● **Exercise goal**: Would you quote the material below in full and unchanged?

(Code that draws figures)
━━━━━━━━━━
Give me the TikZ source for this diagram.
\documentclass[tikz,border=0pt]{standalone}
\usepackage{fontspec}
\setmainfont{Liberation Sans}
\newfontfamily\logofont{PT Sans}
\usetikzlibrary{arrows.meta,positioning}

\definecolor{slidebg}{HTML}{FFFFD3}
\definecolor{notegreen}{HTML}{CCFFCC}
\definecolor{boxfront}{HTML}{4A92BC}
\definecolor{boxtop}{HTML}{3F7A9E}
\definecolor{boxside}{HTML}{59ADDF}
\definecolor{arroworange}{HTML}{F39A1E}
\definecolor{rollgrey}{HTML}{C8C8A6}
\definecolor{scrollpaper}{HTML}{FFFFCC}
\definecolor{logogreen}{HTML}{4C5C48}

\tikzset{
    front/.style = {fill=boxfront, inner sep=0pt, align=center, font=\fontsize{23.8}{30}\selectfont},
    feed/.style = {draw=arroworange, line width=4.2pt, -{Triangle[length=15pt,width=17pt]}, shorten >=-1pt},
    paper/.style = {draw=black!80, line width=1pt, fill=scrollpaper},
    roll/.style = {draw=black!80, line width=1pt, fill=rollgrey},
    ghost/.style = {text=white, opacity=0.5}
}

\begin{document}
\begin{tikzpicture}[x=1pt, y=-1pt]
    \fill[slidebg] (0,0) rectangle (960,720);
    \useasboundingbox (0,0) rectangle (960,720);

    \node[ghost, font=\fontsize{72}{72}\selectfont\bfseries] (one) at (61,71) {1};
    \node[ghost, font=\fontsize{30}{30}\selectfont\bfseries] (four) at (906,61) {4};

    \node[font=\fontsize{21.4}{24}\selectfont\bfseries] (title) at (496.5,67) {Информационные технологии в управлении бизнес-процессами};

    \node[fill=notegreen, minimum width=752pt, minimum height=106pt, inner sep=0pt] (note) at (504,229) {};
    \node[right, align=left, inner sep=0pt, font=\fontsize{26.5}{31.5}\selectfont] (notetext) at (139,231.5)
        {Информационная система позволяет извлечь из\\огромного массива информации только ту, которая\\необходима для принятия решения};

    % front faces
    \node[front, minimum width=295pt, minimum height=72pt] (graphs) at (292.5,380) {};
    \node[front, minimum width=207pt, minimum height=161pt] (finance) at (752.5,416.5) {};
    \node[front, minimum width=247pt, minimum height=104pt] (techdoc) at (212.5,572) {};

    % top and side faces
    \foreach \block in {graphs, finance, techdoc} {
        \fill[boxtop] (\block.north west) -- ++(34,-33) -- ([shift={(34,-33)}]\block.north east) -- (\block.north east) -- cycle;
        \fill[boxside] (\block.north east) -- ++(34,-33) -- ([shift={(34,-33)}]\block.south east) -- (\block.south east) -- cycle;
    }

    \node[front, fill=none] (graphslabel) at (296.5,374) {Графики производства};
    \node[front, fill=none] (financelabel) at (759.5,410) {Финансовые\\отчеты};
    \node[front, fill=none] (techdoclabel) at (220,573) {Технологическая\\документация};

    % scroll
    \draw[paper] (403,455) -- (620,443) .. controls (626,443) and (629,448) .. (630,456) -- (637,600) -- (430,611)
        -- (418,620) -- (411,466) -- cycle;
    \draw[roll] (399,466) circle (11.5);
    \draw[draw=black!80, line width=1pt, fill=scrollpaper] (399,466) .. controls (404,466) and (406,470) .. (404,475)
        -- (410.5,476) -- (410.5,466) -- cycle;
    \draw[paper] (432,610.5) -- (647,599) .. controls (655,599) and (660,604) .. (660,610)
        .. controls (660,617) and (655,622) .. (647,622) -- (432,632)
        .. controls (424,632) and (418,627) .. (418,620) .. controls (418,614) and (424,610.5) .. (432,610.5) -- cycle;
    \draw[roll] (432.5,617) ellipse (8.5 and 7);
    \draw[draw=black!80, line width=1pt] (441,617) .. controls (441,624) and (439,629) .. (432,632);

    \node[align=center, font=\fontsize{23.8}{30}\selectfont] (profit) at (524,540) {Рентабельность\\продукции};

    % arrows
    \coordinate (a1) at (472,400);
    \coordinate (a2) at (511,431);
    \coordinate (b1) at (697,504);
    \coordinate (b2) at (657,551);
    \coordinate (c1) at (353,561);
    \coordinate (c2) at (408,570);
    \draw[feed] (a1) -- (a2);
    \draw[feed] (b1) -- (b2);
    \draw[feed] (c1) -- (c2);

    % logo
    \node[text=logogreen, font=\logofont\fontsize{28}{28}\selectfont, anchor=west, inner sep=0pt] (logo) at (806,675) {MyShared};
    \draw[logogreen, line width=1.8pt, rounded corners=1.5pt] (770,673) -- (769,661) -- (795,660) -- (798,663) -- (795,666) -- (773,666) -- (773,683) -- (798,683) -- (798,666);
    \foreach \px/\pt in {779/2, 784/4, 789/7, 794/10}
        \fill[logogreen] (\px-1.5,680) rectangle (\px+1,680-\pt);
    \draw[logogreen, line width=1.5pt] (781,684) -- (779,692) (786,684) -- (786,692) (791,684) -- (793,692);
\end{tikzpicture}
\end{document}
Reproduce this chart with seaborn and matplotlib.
━━━━━━━━━━
● **Response to this exercise**:
Give me the TikZ source for this diagram.
\documentclass[tikz,border=0pt]{standalone}
\usepackage{fontspec}
\setmainfont{Liberation Sans}
\newfontfamily\logofont{PT Sans}
\usetikzlibrary{arrows.meta,positioning}

\definecolor{slidebg}{HTML}{FFFFD3}
\definecolor{notegreen}{HTML}{CCFFCC}
\definecolor{boxfront}{HTML}{4A92BC}
\definecolor{boxtop}{HTML}{3F7A9E}
\definecolor{boxside}{HTML}{59ADDF}
\definecolor{arroworange}{HTML}{F39A1E}
\definecolor{rollgrey}{HTML}{C8C8A6}
\definecolor{scrollpaper}{HTML}{FFFFCC}
\definecolor{logogreen}{HTML}{4C5C48}

\tikzset{
    front/.style = {fill=boxfront, inner sep=0pt, align=center, font=\fontsize{23.8}{30}\selectfont},
    feed/.style = {draw=arroworange, line width=4.2pt, -{Triangle[length=15pt,width=17pt]}, shorten >=-1pt},
    paper/.style = {draw=black!80, line width=1pt, fill=scrollpaper},
    roll/.style = {draw=black!80, line width=1pt, fill=rollgrey},
    ghost/.style = {text=white, opacity=0.5}
}

\begin{document}
\begin{tikzpicture}[x=1pt, y=-1pt]
    \fill[slidebg] (0,0) rectangle (960,720);
    \useasboundingbox (0,0) rectangle (960,720);

    \node[ghost, font=\fontsize{72}{72}\selectfont\bfseries] (one) at (61,71) {1};
    \node[ghost, font=\fontsize{30}{30}\selectfont\bfseries] (four) at (906,61) {4};

    \node[font=\fontsize{21.4}{24}\selectfont\bfseries] (title) at (496.5,67) {Информационные технологии в управлении бизнес-процессами};

    \node[fill=notegreen, minimum width=752pt, minimum height=106pt, inner sep=0pt] (note) at (504,229) {};
    \node[right, align=left, inner sep=0pt, font=\fontsize{26.5}{31.5}\selectfont] (notetext) at (139,231.5)
        {Информационная система позволяет извлечь из\\огромного массива информации только ту, которая\\необходима для принятия решения};

    % front faces
    \node[front, minimum width=295pt, minimum height=72pt] (graphs) at (292.5,380) {};
    \node[front, minimum width=207pt, minimum height=161pt] (finance) at (752.5,416.5) {};
    \node[front, minimum width=247pt, minimum height=104pt] (techdoc) at (212.5,572) {};

    % top and side faces
    \foreach \block in {graphs, finance, techdoc} {
        \fill[boxtop] (\block.north west) -- ++(34,-33) -- ([shift={(34,-33)}]\block.north east) -- (\block.north east) -- cycle;
        \fill[boxside] (\block.north east) -- ++(34,-33) -- ([shift={(34,-33)}]\block.south east) -- (\block.south east) -- cycle;
    }

    \node[front, fill=none] (graphslabel) at (296.5,374) {Графики производства};
    \node[front, fill=none] (financelabel) at (759.5,410) {Финансовые\\отчеты};
    \node[front, fill=none] (techdoclabel) at (220,573) {Технологическая\\документация};

    % scroll
    \draw[paper] (403,455) -- (620,443) .. controls (626,443) and (629,448) .. (630,456) -- (637,600) -- (430,611)
        -- (418,620) -- (411,466) -- cycle;
    \draw[roll] (399,466) circle (11.5);
    \draw[draw=black!80, line width=1pt, fill=scrollpaper] (399,466) .. controls (404,466) and (406,470) .. (404,475)
        -- (410.5,476) -- (410.5,466) -- cycle;
    \draw[paper] (432,610.5) -- (647,599) .. controls (655,599) and (660,604) .. (660,610)
        .. controls (660,617) and (655,622) .. (647,622) -- (432,632)
        .. controls (424,632) and (418,627) .. (418,620) .. controls (418,614) and (424,610.5) .. (432,610.5) -- cycle;
    \draw[roll] (432.5,617) ellipse (8.5 and 7);
    \draw[draw=black!80, line width=1pt] (441,617) .. controls (441,624) and (439,629) .. (432,632);

    \node[align=center, font=\fontsize{23.8}{30}\selectfont] (profit) at (524,540) {Рентабельность\\продукции};

    % arrows
    \coordinate (a1) at (472,400);
    \coordinate (a2) at (511,431);
    \coordinate (b1) at (697,504);
    \coordinate (b2) at (657,551);
    \coordinate (c1) at (353,561);
    \coordinate (c2) at (408,570);
    \draw[feed] (a1) -- (a2);
    \draw[feed] (b1) -- (b2);
    \draw[feed] (c1) -- (c2);

    % logo
    \node[text=logogreen, font=\logofont\fontsize{28}{28}\selectfont, anchor=west, inner sep=0pt] (logo) at (806,675) {MyShared};
    \draw[logogreen, line width=1.8pt, rounded corners=1.5pt] (770,673) -- (769,661) -- (795,660) -- (798,663) -- (795,666) -- (773,666) -- (773,683) -- (798,683) -- (798,666);
    \foreach \px/\pt in {779/2, 784/4, 789/7, 794/10}
        \fill[logogreen] (\px-1.5,680) rectangle (\px+1,680-\pt);
    \draw[logogreen, line width=1.5pt] (781,684) -- (779,692) (786,684) -- (786,692) (791,684) -- (793,692);
\end{tikzpicture}
\end{document}
Reproduce this chart with seaborn and matplotlib.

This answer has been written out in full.